“I have a labour matter in which I was constructively dismissed in 2016 and the labour officer made a ruling in my favour and in March 2019 I made a claim for quantification of damages and a ruling was made on 1 August 2019. I had made a claim in USD, but the labour officer went on to make a ruling with only a “$” sign. I had opposed its confirmation and prayed for an alteration that the award should be USD not ZWL and that the damages would then be converted from USD to ZIM$ at prevailing interbank rates when payment is made but the court was of the reasoning that in the absence of such specification of USD the amount can only be ZWL and also SI33/2019 (4)(d) would apply in this instance regardless of the fact that the assessment of the damages was made after the promulgation of the statute. As for considerations to equity, the court overlooked its implication. My question is whether I have a basis for appealing the court’s decision. because the assessment of the damages was made after SI33/19 with reference to my USD salaries as such the claim was not within the ambit of the statute and the matter of considerations to equity.”

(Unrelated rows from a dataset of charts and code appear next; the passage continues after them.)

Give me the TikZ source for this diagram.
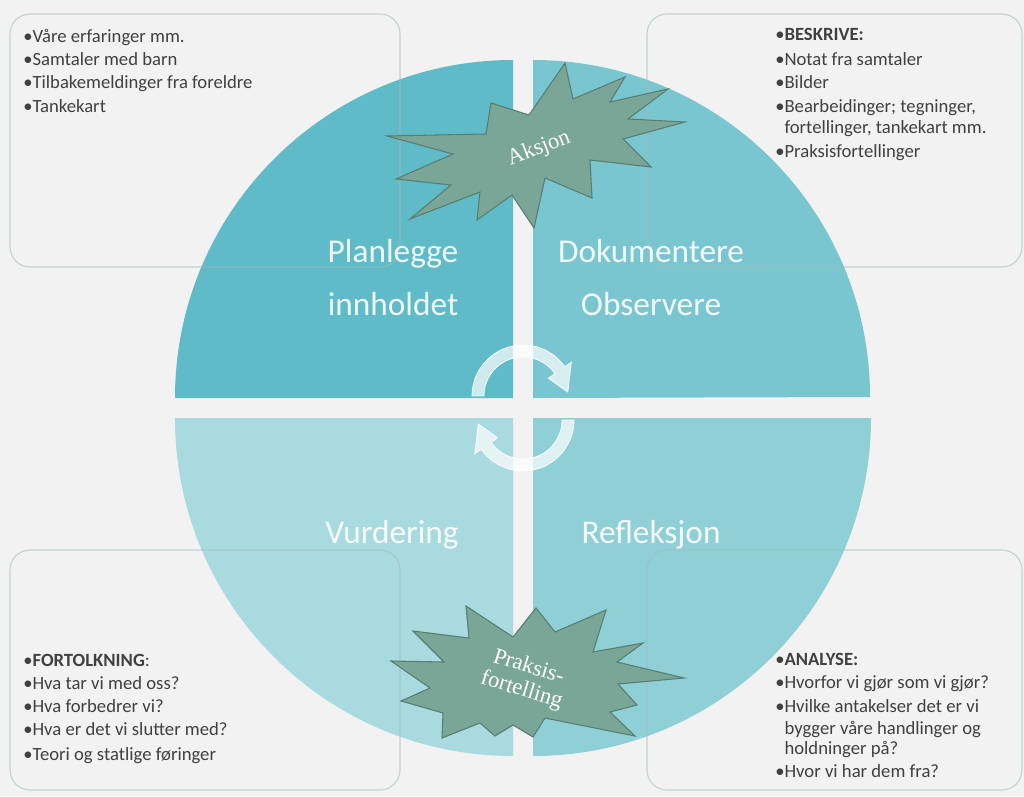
\documentclass[tikz,border=0pt]{standalone}
\usepackage{fontspec}
\setmainfont{Carlito}
\newfontfamily\starfont{Liberation Serif}
\definecolor{bgcol}{HTML}{F2F2F2}
\definecolor{planlcol}{HTML}{5FBBC7}
\definecolor{dokcol}{HTML}{79C6D0}
\definecolor{vurdcol}{HTML}{A8DAE0}
\definecolor{reflcol}{HTML}{8FCFD6}
\definecolor{starcol}{HTML}{7AA697}
\definecolor{starline}{HTML}{587D72}
\definecolor{boxline}{HTML}{A3BBBB}
\definecolor{itemcol}{HTML}{404040}
\tikzset{
  infobox/.style={draw=boxline, line width=0.8pt, rounded corners=15pt, draw opacity=0.6},
  itemtext/.style={anchor=base west, inner sep=0pt, text=itemcol, font=\fontsize{14}{16}\selectfont},
  quadlabel/.style={anchor=base, inner sep=0pt, text=white, text opacity=0.9, font=\fontsize{25}{28}\selectfont},
  burst/.style={fill=starcol, draw=starline, line width=0.8pt, line join=miter},
  bursttext/.style={text=white, inner sep=0pt, font=\starfont\fontsize{17}{20}\selectfont, align=center},
  cyclearrow/.style={fill=white, fill opacity=0.7, draw=white, draw opacity=0.9, line width=0.6pt}
}
\begin{document}
\begin{tikzpicture}[x=0.75pt,y=-0.75pt]
\useasboundingbox (0,0) rectangle (1024,796);
\fill[bgcol] (0,0) rectangle (1024,796);
%
% the four quarters of the circle
\fill[planlcol] (513,398) -- (175,398) arc[start angle=180,end angle=270,radius=338] -- cycle;
\fill[dokcol] (533,398) -- (533,60) arc[start angle=270,end angle=360,radius=337] -- cycle;
\fill[vurdcol] (513,418) -- (175,418) arc[start angle=180,end angle=90,radius=338] -- cycle;
\fill[reflcol] (533,418) -- (871,418) arc[start angle=0,end angle=90,radius=338] -- cycle;
%
% boxes in the corners
\draw[infobox] (10,14) rectangle (400,267);
\draw[infobox] (647,14) rectangle (1022,267);
\draw[infobox] (10,550) rectangle (400,790);
\draw[infobox] (647,550) rectangle (1022,790);
%
% arrows in the middle
\filldraw[cyclearrow] (472,396) arc[start angle=180,end angle=325,radius=51] -- (571.3,362.2) -- (567.8,392) -- (548.4,378.2) -- (554.9,373.6) arc[start angle=325,end angle=180,radius=39] -- cycle;
\filldraw[cyclearrow] (574,420) arc[start angle=0,end angle=145,radius=51] -- (474.7,453.8) -- (478.2,424) -- (497.6,437.8) -- (491.1,442.4) arc[start angle=145,end angle=0,radius=39] -- cycle;
%
% quarter labels
\node[quadlabel] (plan1) at (393,262) {Planlegge};
\node[quadlabel] (plan2) at (393,315) {innholdet};
\node[quadlabel] (dok1) at (651,262) {Dokumentere};
\node[quadlabel] (dok2) at (651,315) {Observere};
\node[quadlabel] (vurd) at (392,543) {Vurdering};
\node[quadlabel] (refl) at (651,543) {Refleksjon};
%
% stars
\draw[burst] (565,63) -- (573,99) -- (625,77) -- (610,102) -- (668,89) -- (628,119) -- (685,122) -- (623,139) -- (651,167) -- (590,160) -- (592,198) -- (545,178) -- (534,228) -- (512,195) -- (477,220) -- (480,192) -- (410,219) -- (451,185) -- (396,179) -- (453,154) -- (387,136) -- (486,134) -- (491,103) -- (529,115) -- cycle;
\node[bursttext, rotate=21] (aksjon) at (539,149) {Aksjon};
\draw[burst] (466,606) -- (513,637) -- (536,608) -- (555,632) -- (606,610) -- (593,652) -- (643,643) -- (617,662) -- (684,678) -- (618,684) -- (637,705) -- (610,712) -- (635,736) -- (545,718) -- (533,737) -- (513,725) -- (495,736) -- (480,723) -- (442,738) -- (443,713) -- (401,701) -- (430,688) -- (391,661) -- (444,662) -- (413,631) -- (469,638) -- cycle;
\node[bursttext, rotate=-17] (praksis) at (525,679) {Praksis-\\[-2pt]fortelling};
%
% text in the boxes
\node[itemtext] (planitem1) at (23,42) {•Våre erfaringer mm.};
\node[itemtext] (planitem2) at (23,65) {•Samtaler med barn};
\node[itemtext] (planitem3) at (23,88) {•Tilbakemeldinger fra foreldre};
\node[itemtext] (planitem4) at (23,112) {•Tankekart};
%
\node[itemtext] (dokitem1) at (775,40) {•\textbf{BESKRIVE:}};
\node[itemtext] (dokitem2) at (775,65) {•Notat fra samtaler};
\node[itemtext] (dokitem3) at (775,88) {•Bilder};
\node[itemtext] (dokitem4) at (775,112) {•Bearbeidinger; tegninger,};
\node[itemtext] (dokitem5) at (775,133) {\phantom{•}fortellinger, tankekart mm.};
\node[itemtext] (dokitem6) at (775,157) {•Praksisfortellinger};
%
\node[itemtext] (vurditem1) at (23,666) {•\textbf{FORTOLKNING}:};
\node[itemtext] (vurditem2) at (23,689) {•Hva tar vi med oss?};
\node[itemtext] (vurditem3) at (23,712) {•Hva forbedrer vi?};
\node[itemtext] (vurditem4) at (23,735) {•Hva er det vi slutter med?};
\node[itemtext] (vurditem5) at (23,760) {•Teori og statlige føringer};
%
\node[itemtext] (reflitem1) at (775,665) {•\textbf{ANALYSE:}};
\node[itemtext] (reflitem2) at (775,688) {•Hvorfor vi gjør som vi gjør?};
\node[itemtext] (reflitem3) at (775,712) {•Hvilke antakelser det er vi};
\node[itemtext] (reflitem4) at (775,734) {\phantom{•}bygger våre handlinger og};
\node[itemtext] (reflitem5) at (775,754) {\phantom{•}holdninger på?};
\node[itemtext] (reflitem6) at (775,777) {•Hvor vi har dem fra?};
%
\end{tikzpicture}
\end{document}
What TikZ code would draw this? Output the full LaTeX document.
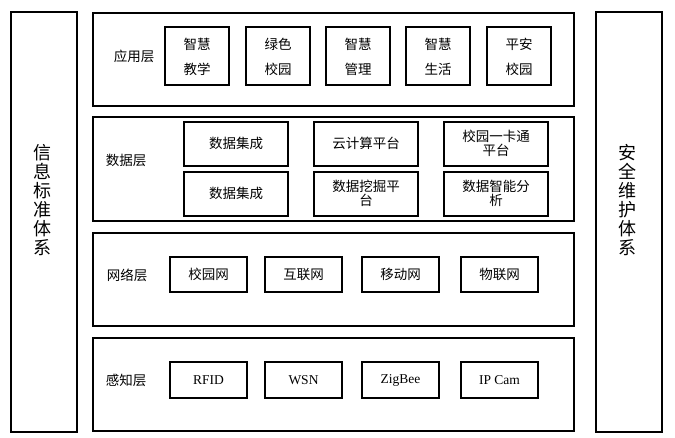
\documentclass[tikz,border=0pt]{standalone}
\usepackage{fontspec}
\setmainfont{Liberation Serif}
\newfontfamily\cjk{Noto Sans CJK SC}
\begin{document}
\begin{tikzpicture}[x=1pt,y=-1pt,
  box/.style={draw,line width=1.4pt},
  tx/.style={font=\cjk\fontsize{13.5}{14}\selectfont,align=center,inner sep=0pt},
  lt/.style={font=\fontsize{13.5}{15}\selectfont,inner sep=0pt}]
\useasboundingbox (0,0) rectangle (675,438);
\draw[box] (11,12) rectangle (77,432);
\draw[box] (596,12) rectangle (662,432);
\node[tx,font=\cjk\fontsize{18}{19}\selectfont] (L) at (42,200) {信\\息\\标\\准\\体\\系};
\node[tx,font=\cjk\fontsize{18}{19}\selectfont] (R) at (627,200) {安\\全\\维\\护\\体\\系};
\draw[box] (93,13) rectangle (574,106);
\draw[box] (93,117) rectangle (574,221);
\draw[box] (93,233) rectangle (574,326);
\draw[box] (93,338) rectangle (574,431);
\node[tx] (l1) at (134,56) {应用层};
\node[tx] (l2) at (126,160) {数据层};
\node[tx] (l3) at (127,275) {网络层};
\node[tx] (l4) at (126,380) {感知层};
\foreach \x/\t [count=\i] in {165/智慧\\[11pt]教学,246/绿色\\[11pt]校园,326/智慧\\[11pt]管理,406/智慧\\[11pt]生活,487/平安\\[11pt]校园}{
  \draw[box] (\x,27) rectangle (\x+64,85);
  \node[tx] (a\i) at (\x+32,57) {\t};
}
\foreach \x/\a/\b [count=\i] in {184/数据集成/数据集成,314/云计算平台/数据挖掘平\\台,444/校园一卡通\\平台/数据智能分\\析}{
  \draw[box] (\x,122) rectangle (\x+104,166);
  \node[tx] (d\i) at (\x+52,143) {\a};
  \draw[box] (\x,172) rectangle (\x+104,216);
  \node[tx] (e\i) at (\x+52,193) {\b};
}
\foreach \x/\t [count=\i] in {170/校园网,265/互联网,362/移动网,461/物联网}{
  \draw[box] (\x,257) rectangle (\x+77,292);
  \node[tx] (n\i) at (\x+38.5,274.5) {\t};
}
\foreach \x/\t [count=\i] in {170/RFID,265/WSN,362/ZigBee,461/IP Cam}{
  \draw[box] (\x,362) rectangle (\x+77,398);
  \node[lt] (p\i) at (\x+38.5,380) {\t};
}
\end{tikzpicture}
\end{document}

There are two major hurdles in this instance. The labour Officer made a mistake in not mentioning that the values were not in USD but this does not change the current legal position. The said Statutory Instrument and subsequent amendments to the Finance Act now provide that all debts and monies owed prior to the SI should be converted to ZWL at 1:1.
SI 33 OF 2019 Provisions
The SI clearly provides under section 4(1)(d) that:
“…that, for accounting and other purposes, all assets and liabilities that were, immediately before the effective date, valued and expressed in United States dollars (other than assets and liabilities referred to in section 44C(2) of the principal Act) shall on and after the effective date be deemed to be values in RTGS dollars at a rate of one-to-one to the United States dollar;”
Finance Act Amendment
The amendments to the finance act now clearly indicate that court judgements and obligations created prior to the coming in of the act should also be converted at the same rate. In this regard, The Finance (No. 2) Act, 2019 now provides under section 22(4)(a) that:
“.. it is declared for the avoidance of doubt that financial or contractual obligations concluded or incurred before the first effective date, that were valued and expressed in United States dollars (other than assets and liabilities referred to in section 44C(2) of the principal Act) shall on the first effective date be deemed to be values in RTGS dollars at a rate of one-to-one to the United States dollar;”
Zambezi Gas Zimbabwe (Pvt) Ltd v N.R. Barber (Pvt) Ltd & Another
The second hurdle is the recent Supreme Court judgement that affirmed the position that all debts and judgements before the SI should be converted at the rate of 1:1. In terms of the judgement in Zambezi Gas Zimbabwe (Pvt) Ltd v N.R. Barber (Pvt) Ltd & Another SC3 20, the following is the contemporary position:
“Once a conversion of the value of an asset or liability denominated in United States dollars is made to the value of RTGS dollars, the converted value remains the same, as the two different currency denominations both carry value. No exchange rate can be applied as the judgment debt remains a judgment debt with a value after it is converted to the local currency. The RTGS dollar has the value given under the one-to-one rate and it remains on that value even after the effective date.”
As a result of these authorities, it is doubtful, in my view, if any court would award damages in USD.